If territoriality is taken in a negative Jacksonian sense, then it is clearly not a requirement for the power of the state. Indeed, the crucible of war, of struggle against other states who do not concede a right to rule a particular territory, has the effect of strengthening the state, considered vis-à-vis other states, and vis-à-vis its own citizens and interest groups. In this latter sense, the state is strengthened in its autonomy, as Mann would surely agree. But if territoriality is taken in a positive Jacksonian sense, then it is reasonable to ask whether non-territorial government is even possible. My own view is that there is but one example, a nomadic ransom group, so that through nomadism, it does not maintain a fixed territory, and through ransom, say, by holding hostage specific individuals, it manages to control a certain population which values those hostages more than its own freedom.

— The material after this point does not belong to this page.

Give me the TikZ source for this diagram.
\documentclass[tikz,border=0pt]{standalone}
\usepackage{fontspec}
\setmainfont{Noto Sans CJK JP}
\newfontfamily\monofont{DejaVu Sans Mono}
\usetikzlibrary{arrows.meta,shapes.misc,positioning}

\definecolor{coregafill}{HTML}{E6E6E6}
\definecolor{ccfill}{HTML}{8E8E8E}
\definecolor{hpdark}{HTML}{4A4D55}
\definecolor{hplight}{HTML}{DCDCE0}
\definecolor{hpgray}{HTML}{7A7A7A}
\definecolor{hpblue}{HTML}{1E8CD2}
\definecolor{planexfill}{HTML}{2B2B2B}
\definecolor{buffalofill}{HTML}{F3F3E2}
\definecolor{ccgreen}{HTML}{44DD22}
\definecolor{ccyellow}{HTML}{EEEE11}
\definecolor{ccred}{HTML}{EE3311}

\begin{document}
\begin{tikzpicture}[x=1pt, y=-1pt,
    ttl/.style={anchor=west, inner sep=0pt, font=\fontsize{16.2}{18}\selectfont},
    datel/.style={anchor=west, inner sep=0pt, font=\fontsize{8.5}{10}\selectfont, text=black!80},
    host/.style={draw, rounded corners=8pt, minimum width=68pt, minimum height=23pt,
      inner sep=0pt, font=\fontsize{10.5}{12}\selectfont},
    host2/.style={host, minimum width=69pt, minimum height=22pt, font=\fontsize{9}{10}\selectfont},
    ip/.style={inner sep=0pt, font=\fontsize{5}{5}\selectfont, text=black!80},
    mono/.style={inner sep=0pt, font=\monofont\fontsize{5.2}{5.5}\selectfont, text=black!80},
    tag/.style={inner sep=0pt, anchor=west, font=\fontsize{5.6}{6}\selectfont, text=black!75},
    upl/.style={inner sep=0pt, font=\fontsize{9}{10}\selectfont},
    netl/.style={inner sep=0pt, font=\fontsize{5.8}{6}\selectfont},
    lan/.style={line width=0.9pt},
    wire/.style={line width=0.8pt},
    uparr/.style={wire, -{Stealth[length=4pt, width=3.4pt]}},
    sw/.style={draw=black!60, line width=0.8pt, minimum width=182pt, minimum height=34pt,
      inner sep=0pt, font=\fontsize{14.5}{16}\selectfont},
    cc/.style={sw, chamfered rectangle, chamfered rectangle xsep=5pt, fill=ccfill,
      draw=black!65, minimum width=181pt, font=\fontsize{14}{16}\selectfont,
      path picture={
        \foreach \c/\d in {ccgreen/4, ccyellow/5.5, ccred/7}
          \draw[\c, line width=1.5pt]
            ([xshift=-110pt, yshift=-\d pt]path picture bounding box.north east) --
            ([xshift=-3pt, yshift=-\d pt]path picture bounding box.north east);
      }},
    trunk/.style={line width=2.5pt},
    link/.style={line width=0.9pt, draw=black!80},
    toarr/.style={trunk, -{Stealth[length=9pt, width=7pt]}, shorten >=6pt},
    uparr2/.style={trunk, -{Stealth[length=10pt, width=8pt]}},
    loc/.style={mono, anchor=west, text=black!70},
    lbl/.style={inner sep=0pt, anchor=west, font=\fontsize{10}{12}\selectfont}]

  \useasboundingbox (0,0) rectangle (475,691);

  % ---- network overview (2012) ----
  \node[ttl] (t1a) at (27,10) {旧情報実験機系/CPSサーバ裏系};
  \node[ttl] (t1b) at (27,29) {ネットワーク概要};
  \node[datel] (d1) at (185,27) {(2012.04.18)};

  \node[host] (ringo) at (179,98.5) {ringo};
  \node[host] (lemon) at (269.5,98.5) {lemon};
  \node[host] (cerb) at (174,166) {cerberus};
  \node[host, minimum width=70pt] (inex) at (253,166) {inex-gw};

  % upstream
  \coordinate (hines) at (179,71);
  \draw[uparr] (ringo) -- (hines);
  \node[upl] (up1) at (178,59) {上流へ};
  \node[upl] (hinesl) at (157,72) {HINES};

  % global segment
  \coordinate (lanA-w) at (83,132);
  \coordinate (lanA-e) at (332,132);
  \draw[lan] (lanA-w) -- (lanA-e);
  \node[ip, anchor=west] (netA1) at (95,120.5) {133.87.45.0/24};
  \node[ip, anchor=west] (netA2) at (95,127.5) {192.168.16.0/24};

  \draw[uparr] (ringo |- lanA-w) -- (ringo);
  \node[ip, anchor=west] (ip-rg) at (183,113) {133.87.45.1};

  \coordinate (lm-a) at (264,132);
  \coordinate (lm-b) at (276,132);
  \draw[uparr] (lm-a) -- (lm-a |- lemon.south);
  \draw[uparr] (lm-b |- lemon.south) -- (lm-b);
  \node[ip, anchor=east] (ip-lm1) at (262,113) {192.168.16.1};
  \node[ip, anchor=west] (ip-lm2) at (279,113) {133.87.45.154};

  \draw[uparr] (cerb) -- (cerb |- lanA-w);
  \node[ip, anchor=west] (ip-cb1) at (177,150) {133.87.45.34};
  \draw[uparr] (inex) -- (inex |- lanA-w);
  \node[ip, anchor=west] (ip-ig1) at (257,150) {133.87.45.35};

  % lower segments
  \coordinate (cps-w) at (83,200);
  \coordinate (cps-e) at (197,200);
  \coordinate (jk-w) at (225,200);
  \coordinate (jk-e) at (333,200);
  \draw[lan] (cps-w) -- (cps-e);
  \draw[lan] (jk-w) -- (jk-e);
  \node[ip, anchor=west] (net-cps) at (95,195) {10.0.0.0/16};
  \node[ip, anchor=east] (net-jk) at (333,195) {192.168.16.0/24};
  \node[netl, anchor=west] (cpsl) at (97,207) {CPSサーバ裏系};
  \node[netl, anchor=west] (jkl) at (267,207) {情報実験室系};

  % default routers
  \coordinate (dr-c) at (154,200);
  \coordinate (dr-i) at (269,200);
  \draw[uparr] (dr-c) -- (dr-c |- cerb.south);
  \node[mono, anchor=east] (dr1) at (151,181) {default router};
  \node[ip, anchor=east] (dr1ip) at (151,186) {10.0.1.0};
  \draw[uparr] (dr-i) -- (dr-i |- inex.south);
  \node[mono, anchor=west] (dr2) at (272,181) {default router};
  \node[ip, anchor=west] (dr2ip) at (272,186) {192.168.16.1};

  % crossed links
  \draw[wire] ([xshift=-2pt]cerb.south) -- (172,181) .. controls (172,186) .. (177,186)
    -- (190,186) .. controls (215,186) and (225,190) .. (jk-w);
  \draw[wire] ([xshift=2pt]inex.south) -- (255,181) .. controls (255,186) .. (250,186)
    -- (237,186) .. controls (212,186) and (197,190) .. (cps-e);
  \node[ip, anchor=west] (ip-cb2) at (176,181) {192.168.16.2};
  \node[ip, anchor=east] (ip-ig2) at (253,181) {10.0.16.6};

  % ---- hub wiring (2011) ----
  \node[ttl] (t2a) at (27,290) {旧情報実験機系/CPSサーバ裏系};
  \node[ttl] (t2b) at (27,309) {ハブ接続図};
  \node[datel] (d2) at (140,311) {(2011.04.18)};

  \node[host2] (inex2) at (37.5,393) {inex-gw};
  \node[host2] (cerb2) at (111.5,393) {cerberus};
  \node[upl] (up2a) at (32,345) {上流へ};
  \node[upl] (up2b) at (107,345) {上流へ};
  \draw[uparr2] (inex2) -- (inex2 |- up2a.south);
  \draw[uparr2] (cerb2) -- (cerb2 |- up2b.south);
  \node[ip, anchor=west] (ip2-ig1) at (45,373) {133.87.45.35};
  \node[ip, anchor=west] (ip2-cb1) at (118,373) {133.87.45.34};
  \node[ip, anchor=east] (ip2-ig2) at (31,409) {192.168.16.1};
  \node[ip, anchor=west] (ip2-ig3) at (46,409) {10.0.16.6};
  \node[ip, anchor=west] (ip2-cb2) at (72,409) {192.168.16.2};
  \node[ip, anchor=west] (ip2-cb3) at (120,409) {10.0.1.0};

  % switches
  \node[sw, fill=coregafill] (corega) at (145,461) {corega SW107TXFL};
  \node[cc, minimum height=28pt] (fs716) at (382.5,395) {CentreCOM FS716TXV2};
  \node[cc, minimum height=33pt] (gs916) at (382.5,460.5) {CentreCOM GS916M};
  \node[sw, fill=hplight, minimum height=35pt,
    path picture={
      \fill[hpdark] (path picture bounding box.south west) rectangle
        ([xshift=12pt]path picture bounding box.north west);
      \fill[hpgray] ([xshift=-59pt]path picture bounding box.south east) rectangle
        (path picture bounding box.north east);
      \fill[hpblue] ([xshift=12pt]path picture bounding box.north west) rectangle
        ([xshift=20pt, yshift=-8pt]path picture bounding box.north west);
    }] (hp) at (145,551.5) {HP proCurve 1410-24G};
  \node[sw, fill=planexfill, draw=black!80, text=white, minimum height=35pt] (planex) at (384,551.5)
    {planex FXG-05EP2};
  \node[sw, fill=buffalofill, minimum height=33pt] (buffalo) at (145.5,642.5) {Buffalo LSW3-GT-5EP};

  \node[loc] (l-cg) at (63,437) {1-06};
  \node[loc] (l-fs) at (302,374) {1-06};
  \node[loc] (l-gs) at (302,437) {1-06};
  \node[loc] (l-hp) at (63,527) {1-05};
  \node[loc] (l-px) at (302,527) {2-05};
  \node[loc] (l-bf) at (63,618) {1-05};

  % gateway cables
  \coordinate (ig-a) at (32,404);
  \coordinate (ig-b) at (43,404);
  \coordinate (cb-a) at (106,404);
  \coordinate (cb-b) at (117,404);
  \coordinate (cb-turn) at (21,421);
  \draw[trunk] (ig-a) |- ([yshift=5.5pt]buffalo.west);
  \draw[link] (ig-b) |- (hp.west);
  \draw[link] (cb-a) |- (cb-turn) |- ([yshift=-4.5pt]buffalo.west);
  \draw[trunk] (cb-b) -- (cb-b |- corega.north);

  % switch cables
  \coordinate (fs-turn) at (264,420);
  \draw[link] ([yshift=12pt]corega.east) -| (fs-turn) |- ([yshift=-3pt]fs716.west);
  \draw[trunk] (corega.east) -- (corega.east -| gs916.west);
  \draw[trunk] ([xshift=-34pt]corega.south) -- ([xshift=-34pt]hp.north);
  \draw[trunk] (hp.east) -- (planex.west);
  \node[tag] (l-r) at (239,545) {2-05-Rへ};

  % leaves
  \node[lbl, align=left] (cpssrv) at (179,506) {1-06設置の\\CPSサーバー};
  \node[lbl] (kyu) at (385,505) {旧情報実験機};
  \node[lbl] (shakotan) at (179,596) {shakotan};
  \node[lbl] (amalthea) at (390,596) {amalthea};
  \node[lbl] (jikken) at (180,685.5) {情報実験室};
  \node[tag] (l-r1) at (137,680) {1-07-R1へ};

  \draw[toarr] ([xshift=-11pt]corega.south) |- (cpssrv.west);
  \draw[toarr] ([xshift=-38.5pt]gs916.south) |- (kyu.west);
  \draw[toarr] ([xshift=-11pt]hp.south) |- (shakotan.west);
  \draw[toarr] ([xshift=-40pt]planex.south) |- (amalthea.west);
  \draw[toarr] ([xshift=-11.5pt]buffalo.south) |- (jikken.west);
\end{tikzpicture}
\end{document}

I cannot imagine another way in which an institution can control individuals — serve as their government — without controlling the land on which they live.*


* And most individuals do live a sedentary existence. But if the subjects of this hypothetical government are themselves nomads, there is no way to rule them short of ransom, because they are perfectly free to leave the group, and as nomads quite capable of it as well.


Jeffrey Herbst. ‘States and power in Africa’. Princeton University, 2000.
Paul Hirst. ‘Space and power: politics, war and architecture’. Polity, 2005.
Robert H. Jackson. ‘Quasi-states: sovereignty, international relations and the Third World’. Cambridge University, 1990.
Michael Mann. ‘The autonomous power of the state’, p185-213 in the Archives Européennes de Sociologie (European Journal of Sociology), v25 (1984).